Palestinian and Arab banks in the West Bank are offering loans making it easier than ever to own a new car. Anyone who has a job can pay 10 percent down and borrow 90 percent of a new car's cost from the bank, payable with interest over five to six years.

New cars waiting to be sold in Jenin, where the market for luxury cars is booming.Credit: Saif Dahlah

Until the loan is paid in full, the car is considered bank property.

Kia and Hyundai are especially popular in view of their low price. The biggest demand is for their four-wheel-drive models, but prestigious European cars are also selling well. The Al-Bustami company, for example, deals exclusively in German cars such as BMW, Mercedes and Golf. Japanese cars, too, are in demand. A'alab Al-Hafi, the owner of the car dealership Hafiko, sells mostly Mitsubishi. He says the great improvement in West Bank security means people to want to buy new cars. "Before 2000, I sold about 20 cars a month. Afterward, until 2007, almost no cars were sold. Since then, there has been a significant improvement, both economic and in security."
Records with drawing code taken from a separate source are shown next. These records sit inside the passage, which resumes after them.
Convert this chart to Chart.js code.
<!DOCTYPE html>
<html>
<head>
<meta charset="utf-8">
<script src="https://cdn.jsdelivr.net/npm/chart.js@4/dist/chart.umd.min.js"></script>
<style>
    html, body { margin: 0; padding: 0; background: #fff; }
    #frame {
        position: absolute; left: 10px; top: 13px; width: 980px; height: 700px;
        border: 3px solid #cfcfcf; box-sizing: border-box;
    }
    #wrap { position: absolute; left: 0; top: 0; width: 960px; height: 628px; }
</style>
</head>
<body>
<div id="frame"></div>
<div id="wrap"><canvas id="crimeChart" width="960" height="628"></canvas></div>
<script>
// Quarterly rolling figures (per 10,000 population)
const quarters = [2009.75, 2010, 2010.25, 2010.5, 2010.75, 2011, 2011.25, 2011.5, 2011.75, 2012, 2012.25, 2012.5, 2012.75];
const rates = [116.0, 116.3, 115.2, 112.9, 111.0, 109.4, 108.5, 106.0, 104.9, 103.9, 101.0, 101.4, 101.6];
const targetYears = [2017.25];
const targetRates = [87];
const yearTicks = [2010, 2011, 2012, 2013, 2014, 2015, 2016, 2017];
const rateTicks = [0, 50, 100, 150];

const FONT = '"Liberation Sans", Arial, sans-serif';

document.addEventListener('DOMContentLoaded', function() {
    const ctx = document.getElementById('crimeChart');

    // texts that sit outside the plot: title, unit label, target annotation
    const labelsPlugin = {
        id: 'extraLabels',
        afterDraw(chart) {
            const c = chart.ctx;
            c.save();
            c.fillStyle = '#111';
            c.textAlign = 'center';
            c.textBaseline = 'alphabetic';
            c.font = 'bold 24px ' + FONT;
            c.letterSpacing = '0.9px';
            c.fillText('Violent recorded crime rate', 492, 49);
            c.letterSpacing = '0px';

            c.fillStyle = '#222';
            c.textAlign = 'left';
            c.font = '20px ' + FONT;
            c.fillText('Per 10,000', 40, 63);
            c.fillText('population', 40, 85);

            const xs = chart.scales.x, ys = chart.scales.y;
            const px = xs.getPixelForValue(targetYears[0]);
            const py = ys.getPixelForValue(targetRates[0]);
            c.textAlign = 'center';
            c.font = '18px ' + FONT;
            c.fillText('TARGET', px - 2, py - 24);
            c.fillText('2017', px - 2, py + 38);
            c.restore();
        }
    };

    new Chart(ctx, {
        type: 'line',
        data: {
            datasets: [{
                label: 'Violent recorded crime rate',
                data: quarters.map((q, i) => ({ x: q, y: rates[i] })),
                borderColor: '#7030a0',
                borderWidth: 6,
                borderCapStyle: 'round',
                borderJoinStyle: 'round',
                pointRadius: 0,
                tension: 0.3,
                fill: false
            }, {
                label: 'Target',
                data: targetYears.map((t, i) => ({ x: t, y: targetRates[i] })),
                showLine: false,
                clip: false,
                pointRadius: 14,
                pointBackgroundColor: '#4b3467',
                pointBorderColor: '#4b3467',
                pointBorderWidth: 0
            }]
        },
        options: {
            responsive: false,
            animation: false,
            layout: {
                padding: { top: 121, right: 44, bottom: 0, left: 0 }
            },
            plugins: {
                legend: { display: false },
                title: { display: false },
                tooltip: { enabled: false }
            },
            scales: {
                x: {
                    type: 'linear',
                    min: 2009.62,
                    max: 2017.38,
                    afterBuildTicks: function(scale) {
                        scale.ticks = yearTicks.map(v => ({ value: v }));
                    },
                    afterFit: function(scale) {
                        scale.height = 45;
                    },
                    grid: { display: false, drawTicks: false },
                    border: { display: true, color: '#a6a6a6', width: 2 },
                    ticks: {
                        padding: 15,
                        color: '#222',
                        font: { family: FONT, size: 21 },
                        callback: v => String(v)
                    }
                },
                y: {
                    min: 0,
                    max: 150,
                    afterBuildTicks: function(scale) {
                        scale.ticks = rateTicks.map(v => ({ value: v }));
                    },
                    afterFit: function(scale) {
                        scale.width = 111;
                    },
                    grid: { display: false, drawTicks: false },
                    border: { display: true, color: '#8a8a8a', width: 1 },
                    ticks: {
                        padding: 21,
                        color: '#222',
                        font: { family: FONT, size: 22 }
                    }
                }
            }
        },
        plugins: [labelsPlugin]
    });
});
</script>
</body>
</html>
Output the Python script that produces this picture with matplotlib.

Al-Hafi says things are definitely better than they used to be. "The dealerships have been renovated and are offering new merchandise. We sell cars from all over the world. They must be up to Israeli standards, of course, and come via Jordan or the Ashdod port."
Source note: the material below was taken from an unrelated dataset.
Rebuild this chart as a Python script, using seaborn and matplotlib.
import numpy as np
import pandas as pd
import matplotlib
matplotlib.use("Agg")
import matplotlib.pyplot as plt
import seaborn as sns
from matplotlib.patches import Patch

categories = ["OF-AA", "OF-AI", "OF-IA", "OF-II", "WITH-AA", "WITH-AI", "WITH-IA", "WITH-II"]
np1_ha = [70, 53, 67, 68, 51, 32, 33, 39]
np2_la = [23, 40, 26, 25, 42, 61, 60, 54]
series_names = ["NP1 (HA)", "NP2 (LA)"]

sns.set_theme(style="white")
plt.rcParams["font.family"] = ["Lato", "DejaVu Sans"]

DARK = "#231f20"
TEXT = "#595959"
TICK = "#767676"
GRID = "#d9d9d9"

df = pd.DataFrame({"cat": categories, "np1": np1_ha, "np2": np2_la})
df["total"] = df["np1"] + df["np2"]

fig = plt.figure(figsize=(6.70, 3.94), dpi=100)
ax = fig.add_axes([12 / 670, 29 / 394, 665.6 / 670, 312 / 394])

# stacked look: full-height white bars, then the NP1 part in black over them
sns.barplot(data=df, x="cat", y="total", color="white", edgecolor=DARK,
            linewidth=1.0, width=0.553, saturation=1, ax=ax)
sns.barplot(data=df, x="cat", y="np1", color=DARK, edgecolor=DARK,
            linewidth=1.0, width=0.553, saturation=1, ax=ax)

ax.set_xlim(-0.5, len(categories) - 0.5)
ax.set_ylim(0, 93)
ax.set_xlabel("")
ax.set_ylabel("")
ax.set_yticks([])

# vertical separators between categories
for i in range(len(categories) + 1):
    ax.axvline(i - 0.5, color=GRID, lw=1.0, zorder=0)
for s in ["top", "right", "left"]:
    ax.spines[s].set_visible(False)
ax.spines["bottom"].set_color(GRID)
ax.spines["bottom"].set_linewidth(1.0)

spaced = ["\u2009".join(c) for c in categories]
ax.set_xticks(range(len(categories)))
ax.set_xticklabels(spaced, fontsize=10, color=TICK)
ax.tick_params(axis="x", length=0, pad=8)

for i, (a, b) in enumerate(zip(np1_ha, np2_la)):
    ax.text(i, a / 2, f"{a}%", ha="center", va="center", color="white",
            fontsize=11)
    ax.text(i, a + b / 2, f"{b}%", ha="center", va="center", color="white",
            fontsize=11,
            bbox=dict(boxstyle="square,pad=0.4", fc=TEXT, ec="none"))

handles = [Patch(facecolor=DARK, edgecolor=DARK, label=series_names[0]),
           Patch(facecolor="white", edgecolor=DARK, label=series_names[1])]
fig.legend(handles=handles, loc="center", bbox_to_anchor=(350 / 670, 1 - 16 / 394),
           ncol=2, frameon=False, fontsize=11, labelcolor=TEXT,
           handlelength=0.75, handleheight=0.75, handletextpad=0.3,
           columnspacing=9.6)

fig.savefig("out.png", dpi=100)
But cars are only part of the economic development story. A shopping mall has opened on the ground floor of a new Nablus office building. The city center is thriving, the open-air markets, clothing stores and cafes are bustling. In Jenin, not far from the former settlements of Ganim and Kadim, the Dahyat al-Jinan neighborhood is being built. It will have brand-new power and water infrastructure, parks and services, all carefully planned. A new neighborhood, Rehan, is being built in Ramallah. Al-Hafi says his family has bought three apartments in the new neighborhood, which will have private homes as well.

Nablus' oldest mosque, in the city's casbah, is being renovated, and the market square is clean and tidy.

A former Al-Aqsa Brigades activist, once on Israel's wanted list, has married and gone into the family business. His friends have also "retired" from militant activities and become business people. These days he works with youths, helping them to resist "tempting" offers to join militant groups.

The disappearance of fugitives from city streets is perhaps the key to the dramatic change in the Palestinian cities. Most people credit the change to Palestinian Authority Prime Minister Salam Fayyad, who against all odds brought about an economic revolution to the West Bank.

Fayyad, whom Palestinians can't stop praising, is becoming increasingly popular for his performance and his successes.